What the task asks: All lines from the beginning of the listing through the line with "1.489, 1.532, 1.58];" are to be copied word for word; the pictures are not.

Data block:
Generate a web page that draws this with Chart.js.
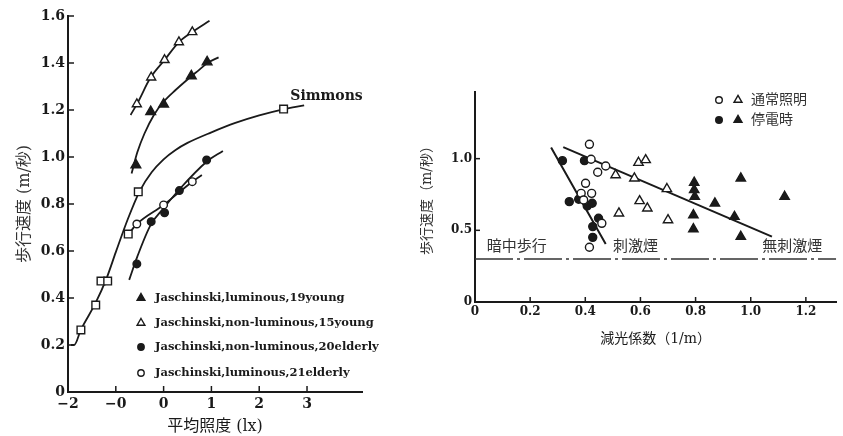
<!DOCTYPE html>
<html>
<head>
<meta charset="utf-8">
<script src="https://cdn.jsdelivr.net/npm/chart.js@4.4.0/dist/chart.umd.min.js"></script>
<style>
  html, body { margin: 0; padding: 0; background: #fff; }
  #leftChart { position: absolute; left: 0; top: 0; }
  #rightChart { position: absolute; left: 420px; top: 0; }
</style>
</head>
<body>
<canvas id="leftChart" width="420" height="436"></canvas>
<canvas id="rightChart" width="423" height="436"></canvas>
<script>
// ---- left chart: 平均照度 (log lx) vs 歩行速度
const xTicksLeft = [-2, -1, 0, 1, 2, 3];
const xTickLabelsLeft = ["−2", "−0", "0", "1", "2", "3"];
const yTicksLeft = [0, 0.2, 0.4, 0.6, 0.8, 1.0, 1.2, 1.4, 1.6];
const yTickLabelsLeft = ["0", "0.2", "0.4", "0.6", "0.8", "1.0", "1.2", "1.4", "1.6"];

const lumYoungX = [-0.58, -0.27, 0.0, 0.58, 0.91];
const lumYoungY = [0.966, 1.193, 1.225, 1.345, 1.404];
const lumYoungCurveX = [-0.67, -0.55, -0.4, -0.2, 0.0, 0.25, 0.5, 0.75, 0.91, 1.15];
const lumYoungCurveY = [0.93, 1.02, 1.1, 1.18, 1.235, 1.285, 1.33, 1.372, 1.399, 1.424];

const nonLumYoungX = [-0.56, -0.26, 0.02, 0.32, 0.6];
const nonLumYoungY = [1.225, 1.339, 1.413, 1.489, 1.532];
const nonLumYoungCurveX = [-0.69, -0.55, -0.27, 0.02, 0.32, 0.6, 0.96];
const nonLumYoungCurveY = [1.179, 1.228, 1.339, 1.413, 1.489, 1.532, 1.58];

const nonLumElderlyX = [-0.56, -0.26, 0.02, 0.33, 0.9];
const nonLumElderlyY = [0.545, 0.725, 0.763, 0.857, 0.987];
const nonLumElderlyCurveX = [-0.72, -0.55, -0.27, 0.0, 0.35, 0.9, 1.24];
const nonLumElderlyCurveY = [0.477, 0.576, 0.711, 0.782, 0.867, 0.98, 1.026];

const lumElderlyX = [-0.56, 0.0, 0.6];
const lumElderlyY = [0.715, 0.796, 0.895];
const lumElderlyCurveX = [-0.74, -0.56, 0.0, 0.6, 0.8];
const lumElderlyCurveY = [0.671, 0.715, 0.796, 0.895, 0.923];

const simmonsX = [-1.73, -1.42, -1.31, -1.17, -0.74, -0.53, 2.51];
const simmonsY = [0.264, 0.37, 0.472, 0.472, 0.672, 0.852, 1.204];
const simmonsCurveX = [-1.94, -1.87, -1.73, -1.42, -1.2, -1.0, -0.75, -0.5, -0.25, 0.0, 0.25, 0.5, 1.0, 1.5, 2.0, 2.5, 2.94];
const simmonsCurveY = [0.2, 0.2, 0.265, 0.38, 0.48, 0.595, 0.735, 0.855, 0.935, 0.99, 1.03, 1.06, 1.105, 1.145, 1.177, 1.203, 1.22];

const legendLeft = [
  "Jaschinski,luminous,19young",
  "Jaschinski,non-luminous,15young",
  "Jaschinski,non-luminous,20elderly",
  "Jaschinski,luminous,21elderly",
];

// ---- right chart: 減光係数 vs 歩行速度
const xTicksRight = [0, 0.2, 0.4, 0.6, 0.8, 1.0, 1.2];
const xTickLabelsRight = ["0", "0.2", "0.4", "0.6", "0.8", "1.0", "1.2"];
const yTicksRight = [0, 0.5, 1.0];
const yTickLabelsRight = ["0", "0.5", "1.0"];

const normalCircleX = [0.415, 0.421, 0.474, 0.445, 0.401, 0.385, 0.423, 0.394, 0.46, 0.415];
const normalCircleY = [1.10, 0.996, 0.949, 0.905, 0.828, 0.758, 0.758, 0.712, 0.549, 0.382];
const outageCircleX = [0.317, 0.397, 0.342, 0.376, 0.407, 0.425, 0.448, 0.427, 0.427];
const outageCircleY = [0.986, 0.986, 0.70, 0.717, 0.67, 0.689, 0.584, 0.526, 0.451];
const normalTriX = [0.593, 0.619, 0.51, 0.578, 0.696, 0.597, 0.625, 0.522, 0.70];
const normalTriY = [0.972, 0.991, 0.886, 0.863, 0.789, 0.705, 0.654, 0.619, 0.572];
const outageTriX = [0.795, 0.795, 0.797, 0.792, 0.792, 0.87, 0.941, 0.964, 0.964, 1.123];
const outageTriY = [0.833, 0.782, 0.735, 0.607, 0.509, 0.689, 0.595, 0.863, 0.456, 0.735];

const steepLineX = [0.276, 0.474];
const steepLineY = [1.077, 0.405];
const shallowLineX = [0.32, 1.077];
const shallowLineY = [1.08, 0.456];
const darkWalkX = [0, 1.31];
const darkWalkY = [0.3, 0.3];

const regionLabels = ["暗中歩行", "刺激煙", "無刺激煙"];
const regionLabelX = [0.151, 0.582, 1.151];
const legendRight = ["通常照明", "停電時"];

const pts = (xs, ys) => xs.map((x, i) => ({ x: x, y: ys[i] }));

const INK = "#1a1a1a";
const SERIF = "'DejaVu Serif', 'Noto Sans CJK JP', serif";
const CJK = "'DejaVu Serif', 'Noto Sans CJK JP', sans-serif";

function markerSet(data, style, filled, radius) {
  return {
    data: data,
    showLine: false,
    pointStyle: style,
    pointRadius: radius,
    pointBorderWidth: 1.4,
    pointBorderColor: INK,
    pointBackgroundColor: filled ? INK : "#fff",
    order: 0,
  };
}

function curveSet(data, width) {
  return {
    data: data,
    showLine: true,
    pointRadius: 0,
    borderColor: INK,
    borderWidth: width || 1.8,
    cubicInterpolationMode: "monotone",
    order: 1,
  };
}

function drawMarker(ctx, style, filled, x, y, r) {
  ctx.save();
  ctx.beginPath();
  if (style === "triangle") {
    ctx.moveTo(x, y - r);
    ctx.lineTo(x + r * 0.866, y + r * 0.5);
    ctx.lineTo(x - r * 0.866, y + r * 0.5);
    ctx.closePath();
  } else {
    ctx.arc(x, y, r, 0, Math.PI * 2);
  }
  ctx.lineWidth = 1.4;
  ctx.strokeStyle = INK;
  ctx.fillStyle = filled ? INK : "#fff";
  ctx.fill();
  ctx.stroke();
  ctx.restore();
}

// short tick marks drawn on the inner side of both axes
function innerTicks(chart, xVals, yVals, len) {
  const ctx = chart.ctx;
  const xs = chart.scales.x, ys = chart.scales.y;
  const a = chart.chartArea;
  ctx.save();
  ctx.strokeStyle = INK;
  ctx.lineWidth = 1.5;
  xVals.forEach((v) => {
    const px = xs.getPixelForValue(v);
    if (px - a.left < 3) return;
    ctx.beginPath();
    ctx.moveTo(px, a.bottom);
    ctx.lineTo(px, a.bottom - len);
    ctx.stroke();
  });
  yVals.forEach((v) => {
    const py = ys.getPixelForValue(v);
    if (a.bottom - py < 3) return;
    ctx.beginPath();
    ctx.moveTo(a.left, py);
    ctx.lineTo(a.left + len, py);
    ctx.stroke();
  });
  ctx.restore();
}

const leftDecor = {
  id: "leftDecor",
  afterDraw(chart) {
    const ctx = chart.ctx;
    innerTicks(chart, xTicksLeft, yTicksLeft, 6);
    const styles = [["triangle", true], ["triangle", false], ["circle", true], ["circle", false]];
    const rowY = [298, 323, 347, 373];
    ctx.save();
    ctx.font = "bold 11.5px " + SERIF;
    ctx.fillStyle = INK;
    ctx.textBaseline = "middle";
    legendLeft.forEach((t, i) => {
      const r = styles[i][0] === "triangle" ? 4.5 : 3.2;
      drawMarker(ctx, styles[i][0], styles[i][1], 141, rowY[i], r);
      ctx.fillText(t, 155, rowY[i]);
    });
    ctx.font = "bold 14px " + SERIF;
    ctx.fillText("Simmons", chart.scales.x.getPixelForValue(2.65), chart.scales.y.getPixelForValue(1.26));
    ctx.restore();
  },
};

const rightDecor = {
  id: "rightDecor",
  afterDraw(chart) {
    const ctx = chart.ctx;
    innerTicks(chart, xTicksRight, yTicksRight, 5);
    const ys = chart.scales.y, xs = chart.scales.x;
    ctx.save();
    ctx.fillStyle = "#333";
    ctx.textBaseline = "middle";
    ctx.textAlign = "center";
    ctx.font = "15px " + CJK;
    regionLabels.forEach((t, i) => {
      ctx.fillText(t, xs.getPixelForValue(regionLabelX[i]), ys.getPixelForValue(0.384));
    });
    ctx.textAlign = "left";
    ctx.font = "14px " + CJK;
    const rowY = [100, 120];
    legendRight.forEach((t, i) => {
      const filled = i === 1;
      drawMarker(ctx, "circle", filled, 299, rowY[i], 3.3);
      drawMarker(ctx, "triangle", filled, 318, rowY[i], 4.6);
      ctx.fillText(t, 331, rowY[i]);
    });
    ctx.restore();
  },
};

function axisBase(font) {
  return {
    type: "linear",
    grid: { display: true, drawOnChartArea: false, drawTicks: false },
    border: { display: true, color: INK, width: 2 },
    ticks: { color: INK, font: font },
  };
}

const tickFontL = { family: SERIF, weight: "bold", size: 14 };
const tickFontR = { family: SERIF, weight: "bold", size: 12 };

new Chart(document.getElementById("leftChart").getContext("2d"), {
  type: "scatter",
  data: {
    datasets: [
      markerSet(pts(lumYoungX, lumYoungY), "triangle", true, 5.6),
      markerSet(pts(nonLumYoungX, nonLumYoungY), "triangle", false, 5.2),
      markerSet(pts(nonLumElderlyX, nonLumElderlyY), "circle", true, 3.8),
      markerSet(pts(lumElderlyX, lumElderlyY), "circle", false, 3.8),
      markerSet(pts(simmonsX, simmonsY), "rect", false, 5.4),
      curveSet(pts(lumYoungCurveX, lumYoungCurveY)),
      curveSet(pts(nonLumYoungCurveX, nonLumYoungCurveY)),
      curveSet(pts(nonLumElderlyCurveX, nonLumElderlyCurveY)),
      curveSet(pts(lumElderlyCurveX, lumElderlyCurveY)),
      curveSet(pts(simmonsCurveX, simmonsCurveY)),
    ],
  },
  options: {
    responsive: false,
    animation: false,
    layout: { padding: { left: 0, top: 16, right: 58, bottom: 0 } },
    plugins: { legend: { display: false }, tooltip: { enabled: false } },
    scales: {
      x: Object.assign(axisBase(tickFontL), {
        min: -2,
        max: 4.15,
        afterBuildTicks: (s) => { s.ticks = xTicksLeft.map((v) => ({ value: v })); },
        afterFit: (s) => { s.height = 44; },
        title: { display: true, text: "平均照度 (lx)", color: INK, font: { family: CJK, size: 16 }, padding: { top: 0, bottom: 0 } },
      }),
      y: Object.assign(axisBase(tickFontL), {
        min: 0,
        max: 1.6,
        afterBuildTicks: (s) => { s.ticks = yTicksLeft.map((v) => ({ value: v })); },
        afterFit: (s) => { s.width = 68; },
        title: { display: true, text: "歩行速度 (m/秒)", color: "#333", font: { family: CJK, size: 16 }, padding: { top: 15, bottom: 0 } },
      }),
    },
  },
  plugins: [leftDecor],
});

const leftChart = Chart.getChart("leftChart");
leftChart.options.scales.x.ticks.callback = (v) => xTickLabelsLeft[xTicksLeft.indexOf(v)];
leftChart.options.scales.x.ticks.padding = 4;
leftChart.options.scales.y.ticks.callback = (v) => yTickLabelsLeft[yTicksLeft.indexOf(v)];
leftChart.options.scales.y.ticks.padding = 3;
leftChart.update();

new Chart(document.getElementById("rightChart").getContext("2d"), {
  type: "scatter",
  data: {
    datasets: [
      markerSet(pts(normalCircleX, normalCircleY), "circle", false, 4),
      markerSet(pts(outageCircleX, outageCircleY), "circle", true, 4),
      markerSet(pts(normalTriX, normalTriY), "triangle", false, 5.4),
      markerSet(pts(outageTriX, outageTriY), "triangle", true, 5.4),
      curveSet(pts(steepLineX, steepLineY), 2),
      curveSet(pts(shallowLineX, shallowLineY), 2),
      Object.assign(curveSet(pts(darkWalkX, darkWalkY), 1.3), { borderDash: [38, 4, 3, 4], borderColor: "#333" }),
    ],
  },
  options: {
    responsive: false,
    animation: false,
    layout: { padding: { left: 0, top: 92, right: 0, bottom: 86 } },
    plugins: { legend: { display: false }, tooltip: { enabled: false } },
    scales: {
      x: Object.assign(axisBase(tickFontR), {
        min: 0,
        max: 1.31,
        afterBuildTicks: (s) => { s.ticks = xTicksRight.map((v) => ({ value: v })); },
        afterFit: (s) => { s.height = 48; },
        title: { display: true, text: "減光係数（1/m）", color: INK, font: { family: CJK, size: 14 }, padding: { top: 0, bottom: 2 } },
      }),
      y: Object.assign(axisBase(tickFontR), {
        min: 0,
        max: 1.465,
        afterBuildTicks: (s) => { s.ticks = yTicksRight.map((v) => ({ value: v })); },
        afterFit: (s) => { s.width = 55; },
        title: { display: true, text: "歩行速度（m/秒）", color: "#333", font: { family: CJK, size: 14, lineHeight: 1 }, padding: { top: 0, bottom: 0 } },
      }),
    },
  },
  plugins: [rightDecor],
});

const rightChart = Chart.getChart("rightChart");
rightChart.options.scales.x.ticks.callback = (v) => xTickLabelsRight[xTicksRight.indexOf(v)];
rightChart.options.scales.x.ticks.padding = 3;
rightChart.options.scales.y.ticks.callback = (v) => yTickLabelsRight[yTicksRight.indexOf(v)];
rightChart.options.scales.y.ticks.padding = 3;
rightChart.update();
</script>
</body>
</html>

Problem solution:
Generate a web page that draws this with Chart.js.
<!DOCTYPE html>
<html>
<head>
<meta charset="utf-8">
<script src="https://cdn.jsdelivr.net/npm/chart.js@4.4.0/dist/chart.umd.min.js"></script>
<style>
  html, body { margin: 0; padding: 0; background: #fff; }
  #leftChart { position: absolute; left: 0; top: 0; }
  #rightChart { position: absolute; left: 420px; top: 0; }
</style>
</head>
<body>
<canvas id="leftChart" width="420" height="436"></canvas>
<canvas id="rightChart" width="423" height="436"></canvas>
<script>
// ---- left chart: 平均照度 (log lx) vs 歩行速度
const xTicksLeft = [-2, -1, 0, 1, 2, 3];
const xTickLabelsLeft = ["−2", "−0", "0", "1", "2", "3"];
const yTicksLeft = [0, 0.2, 0.4, 0.6, 0.8, 1.0, 1.2, 1.4, 1.6];
const yTickLabelsLeft = ["0", "0.2", "0.4", "0.6", "0.8", "1.0", "1.2", "1.4", "1.6"];

const lumYoungX = [-0.58, -0.27, 0.0, 0.58, 0.91];
const lumYoungY = [0.966, 1.193, 1.225, 1.345, 1.404];
const lumYoungCurveX = [-0.67, -0.55, -0.4, -0.2, 0.0, 0.25, 0.5, 0.75, 0.91, 1.15];
const lumYoungCurveY = [0.93, 1.02, 1.1, 1.18, 1.235, 1.285, 1.33, 1.372, 1.399, 1.424];

const nonLumYoungX = [-0.56, -0.26, 0.02, 0.32, 0.6];
const nonLumYoungY = [1.225, 1.339, 1.413, 1.489, 1.532];
const nonLumYoungCurveX = [-0.69, -0.55, -0.27, 0.02, 0.32, 0.6, 0.96];
const nonLumYoungCurveY = [1.179, 1.228, 1.339, 1.413, 1.489, 1.532, 1.58];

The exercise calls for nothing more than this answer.